20 Comments
 

It is considered unusual to lateral directly to BB - typically people at MBB can land VC/PE and those are preferable so few people go after BB. The few people I know that wanted to get to a BB all did so, either directly or by going to business school first and then transitioning.

 

I went from a boutique consultancy to the IB arm of a regional/super regional bank think Regions, PNC. The whole process took a couple of months, all told about four months from when I started thinking about making the move over to finance from consulting. I then reached out to alumni. I knew I only wanted product groups (or HC coverage). Got a lot of traction with middle market shops, but was geographically restricted in my search so only a handful of BBs even had offices where I was looking.

 

Just look at LinkedIn, there are several examples of people that went from MBB or tier 2 consulting firms to tier 1 or tier 2 investment banks; just text them a message and ask for how they did it. Some took the MBA or Master in Finance route (more common in Europe than in US) or applied directly.

 

would you do that?

just go to a good b-school after 2 years and then come in as an associate.

personally, i don't think this happens often. the reverse, almost certainly does. personally know of 2 people, one from Citi london, the other from Morgan Stanley ny who left ibd for m/b/b. we had a couple of lateral hires from bb ibd who started last summer with the interns. and we're right below MBB (think mow/monitor/parthenon/Booz Allen/lek).

You would probably start as first. Depends on the bank, actually. My bank does not give "credit" readily for other things. For example, one of our 3rd year analysts started one year in DCM, left the firm to go to some company to do corporate M&A (like a Shell or Exxon or something), and then came back. He was only given 2nd year analyst status.

 
Best Response

There are so many impediments to getting 1 to 1 credit for other work exp. One is bank ego; e.g. Merrill Lynch is not going to give you analyst credit if you have work exp that they consider "inferior", whether it be corporate M&A, a "shittier" bank, MBB consulting, etc. Another is your recruiter is likely to attempt to sell you harder by saying "this guy will give up a year" etc. and you will never know this trade was made. Another is analysts in the group you will be joining getting pissed that some asshole is coming in as a 2nd/3rd year, depending on the culture/politics of the place.

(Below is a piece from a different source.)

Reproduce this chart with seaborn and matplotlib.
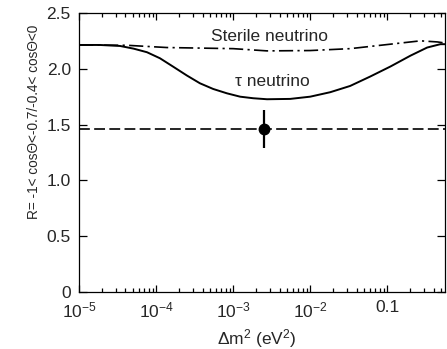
import matplotlib
matplotlib.use("Agg")
import matplotlib.pyplot as plt
import matplotlib.ticker as mticker
import numpy as np
import pandas as pd
import seaborn as sns

# valores
tau_dm2 = [1e-5, 1.86e-5, 3.4e-5, 5.1e-5, 7.6e-5, 1.12e-4, 1.66e-4, 2.5e-4,
           3.7e-4, 5.5e-4, 8.3e-4, 1.23e-3, 1.82e-3, 2.75e-3, 5.5e-3, 1.0e-2,
           1.82e-2, 3.3e-2, 6.0e-2, 0.11, 0.2, 0.33, 0.49, 0.566]
tau_R = [2.213, 2.213, 2.204, 2.18, 2.148, 2.094, 2.019, 1.94,
         1.87, 1.819, 1.78, 1.75, 1.736, 1.727, 1.73, 1.75,
         1.79, 1.846, 1.93, 2.02, 2.117, 2.19, 2.22, 2.22]

ster_dm2 = [1e-5, 4.2e-5, 1.38e-4, 1.0e-3, 2.75e-3, 1.0e-2, 3.3e-2, 0.11,
            0.27, 0.45, 0.566]
ster_R = [2.213, 2.21, 2.19, 2.18, 2.16, 2.163, 2.18, 2.22, 2.25, 2.24, 2.23]

nivel_datos = 1.46
punto_dm2 = [2.5e-3]
punto_R = [1.46]
punto_err = [0.17]

x_ticks = [1e-5, 1e-4, 1e-3, 1e-2, 1e-1]
x_tick_labels = ["$10^{-5}$", "$10^{-4}$", "$10^{-3}$", "$10^{-2}$", "0.1"]
y_ticks = [0, 0.5, 1.0, 1.5, 2.0, 2.5]
y_tick_labels = ["0", "0.5", "1.0", "1.5", "2.0", "2.5"]

sns.set_theme(style="ticks")
plt.rcParams["font.family"] = ["Liberation Sans", "DejaVu Sans"]
plt.rcParams["mathtext.fontset"] = "custom"
plt.rcParams["mathtext.rm"] = "Liberation Sans"
plt.rcParams["mathtext.it"] = "Liberation Sans:italic"
plt.rcParams["mathtext.default"] = "regular"

df_tau = pd.DataFrame({"dm2": tau_dm2, "R": tau_R})
df_ster = pd.DataFrame({"dm2": ster_dm2, "R": ster_R})

fig = plt.figure(figsize=(4.47, 3.49), dpi=100)
ax = fig.add_axes([0.177, 0.163, 0.819, 0.8])

sns.lineplot(data=df_tau, x="dm2", y="R", ax=ax, color="black", lw=1.4)
sns.lineplot(data=df_ster, x="dm2", y="R", ax=ax, color="black", lw=1.2)
ax.lines[-1].set_dashes((8.5, 2.6, 1.3, 2.6))
ax.axhline(nivel_datos, color="black", lw=1.2, dashes=(6.5, 2.6))
ax.errorbar(punto_dm2, punto_R, yerr=punto_err, fmt="o", color="black",
            ms=7.5, elinewidth=1.6, capsize=0)

ax.text(3.0e-3, 2.29, "Sterile neutrino", ha="center", va="center", fontsize=12.5)
ax.text(3.2e-3, 1.885, "τ neutrino", ha="center", va="center", fontsize=12.5)

ax.set_xscale("log")
ax.set_xlim(1e-5, 0.566)
ax.set_ylim(0, 2.5)
ax.set_xticks(x_ticks)
ax.xaxis.set_major_formatter(mticker.FixedFormatter(x_tick_labels))
ax.xaxis.set_minor_locator(mticker.LogLocator(base=10, subs=np.arange(2, 10)))
ax.xaxis.set_minor_formatter(mticker.NullFormatter())
ax.set_yticks(y_ticks)
ax.set_yticklabels(y_tick_labels)

ax.tick_params(which="both", direction="in", top=True, right=True,
               labelsize=12.5, color="black", width=0.9)
ax.tick_params(axis="x", which="major", length=5, pad=6)
ax.tick_params(axis="x", which="minor", length=3)
ax.tick_params(axis="y", which="major", length=6, pad=6)
for s in ax.spines.values():
    s.set_color("black")
    s.set_linewidth(0.9)

ax.set_xlabel("$\\Delta$m$^2$ (eV$^2$)", fontsize=12.5)
ax.xaxis.set_label_coords(0.484, -0.125)
ax.set_ylabel("R= -1< cosΘ<-0.7/-0.4< cosΘ<0", fontsize=9.8)
ax.yaxis.set_label_coords(-0.105, 0.609)

fig.savefig("out.png", dpi=100)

Of course some things that alter the equation would be if the bank is desperate for qualified people, if you are dealing personally with an MD with hiring power, if they can get you "on the cheap" (any number of ways), etc. It's really a case by case basis but most of the time I would be pessimistic.

This same principle holds for consulting firms, PE firms, HFs, etc. More unstructured places where there aren't "analyst classes" per se like VC firms, very small finance places, etc. are more likely to be flexible.

 

Ok, I see. And how would the constellation 1 year MBB - 1 year IBD work for PE placement? Would it be useful to have both consulting and banking experience but only 1 year of each?

I wonder how top PE funds would evaluate such a background.